● **GIVEN DATA**:
========================

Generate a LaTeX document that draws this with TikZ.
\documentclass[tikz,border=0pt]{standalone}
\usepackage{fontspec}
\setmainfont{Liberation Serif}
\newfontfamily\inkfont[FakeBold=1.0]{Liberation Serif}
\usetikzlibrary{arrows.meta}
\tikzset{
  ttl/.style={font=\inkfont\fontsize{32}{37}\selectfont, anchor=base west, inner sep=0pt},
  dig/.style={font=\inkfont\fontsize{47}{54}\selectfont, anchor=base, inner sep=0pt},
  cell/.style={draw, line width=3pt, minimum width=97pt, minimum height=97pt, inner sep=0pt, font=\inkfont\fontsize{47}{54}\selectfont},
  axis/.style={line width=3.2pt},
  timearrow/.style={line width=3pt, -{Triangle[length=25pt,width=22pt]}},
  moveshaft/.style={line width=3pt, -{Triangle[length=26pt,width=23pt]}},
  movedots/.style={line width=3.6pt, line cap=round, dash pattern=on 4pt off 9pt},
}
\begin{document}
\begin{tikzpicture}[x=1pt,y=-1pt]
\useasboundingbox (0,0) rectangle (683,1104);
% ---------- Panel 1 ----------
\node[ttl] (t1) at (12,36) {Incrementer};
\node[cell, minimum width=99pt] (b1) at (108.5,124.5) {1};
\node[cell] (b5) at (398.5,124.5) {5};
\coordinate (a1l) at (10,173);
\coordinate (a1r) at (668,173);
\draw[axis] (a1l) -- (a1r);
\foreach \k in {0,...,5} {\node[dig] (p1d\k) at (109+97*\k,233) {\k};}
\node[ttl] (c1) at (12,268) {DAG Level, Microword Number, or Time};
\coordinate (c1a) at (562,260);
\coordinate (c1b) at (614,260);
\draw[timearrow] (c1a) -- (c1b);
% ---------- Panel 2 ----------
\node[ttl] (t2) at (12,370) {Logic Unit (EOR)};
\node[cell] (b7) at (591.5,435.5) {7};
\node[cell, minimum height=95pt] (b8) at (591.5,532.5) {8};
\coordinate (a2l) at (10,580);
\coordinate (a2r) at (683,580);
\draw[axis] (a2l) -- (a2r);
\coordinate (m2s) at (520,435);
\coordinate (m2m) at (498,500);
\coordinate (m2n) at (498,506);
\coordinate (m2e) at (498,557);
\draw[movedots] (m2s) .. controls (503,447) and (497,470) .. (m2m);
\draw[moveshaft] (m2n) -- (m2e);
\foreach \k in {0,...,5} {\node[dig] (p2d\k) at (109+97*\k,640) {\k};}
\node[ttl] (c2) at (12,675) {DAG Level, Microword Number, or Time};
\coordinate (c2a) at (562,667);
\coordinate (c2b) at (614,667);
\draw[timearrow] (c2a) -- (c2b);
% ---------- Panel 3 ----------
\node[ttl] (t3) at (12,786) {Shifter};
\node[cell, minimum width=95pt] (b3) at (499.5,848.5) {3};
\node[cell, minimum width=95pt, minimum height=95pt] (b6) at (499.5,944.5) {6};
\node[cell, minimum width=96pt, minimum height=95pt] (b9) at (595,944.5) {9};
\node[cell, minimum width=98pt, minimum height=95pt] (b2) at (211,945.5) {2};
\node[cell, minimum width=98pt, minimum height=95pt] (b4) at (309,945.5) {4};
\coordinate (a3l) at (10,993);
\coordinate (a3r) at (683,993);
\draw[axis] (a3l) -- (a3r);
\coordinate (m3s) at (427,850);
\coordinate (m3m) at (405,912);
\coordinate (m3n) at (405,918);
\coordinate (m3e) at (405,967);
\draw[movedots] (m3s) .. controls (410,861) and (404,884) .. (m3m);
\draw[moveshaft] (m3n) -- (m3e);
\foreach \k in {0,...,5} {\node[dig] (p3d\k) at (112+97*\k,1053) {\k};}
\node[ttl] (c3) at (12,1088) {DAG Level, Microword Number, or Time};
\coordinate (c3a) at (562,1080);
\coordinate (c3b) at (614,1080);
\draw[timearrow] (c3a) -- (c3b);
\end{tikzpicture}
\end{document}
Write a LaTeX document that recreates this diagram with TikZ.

========================

● **EXERCISE REQUIREMENTS**: Go through the lines above. Select every one that has the string "LaTeX".

● **RESULT OF THIS EXERCISE**:
Generate a LaTeX document that draws this with TikZ.
Write a LaTeX document that recreates this diagram with TikZ.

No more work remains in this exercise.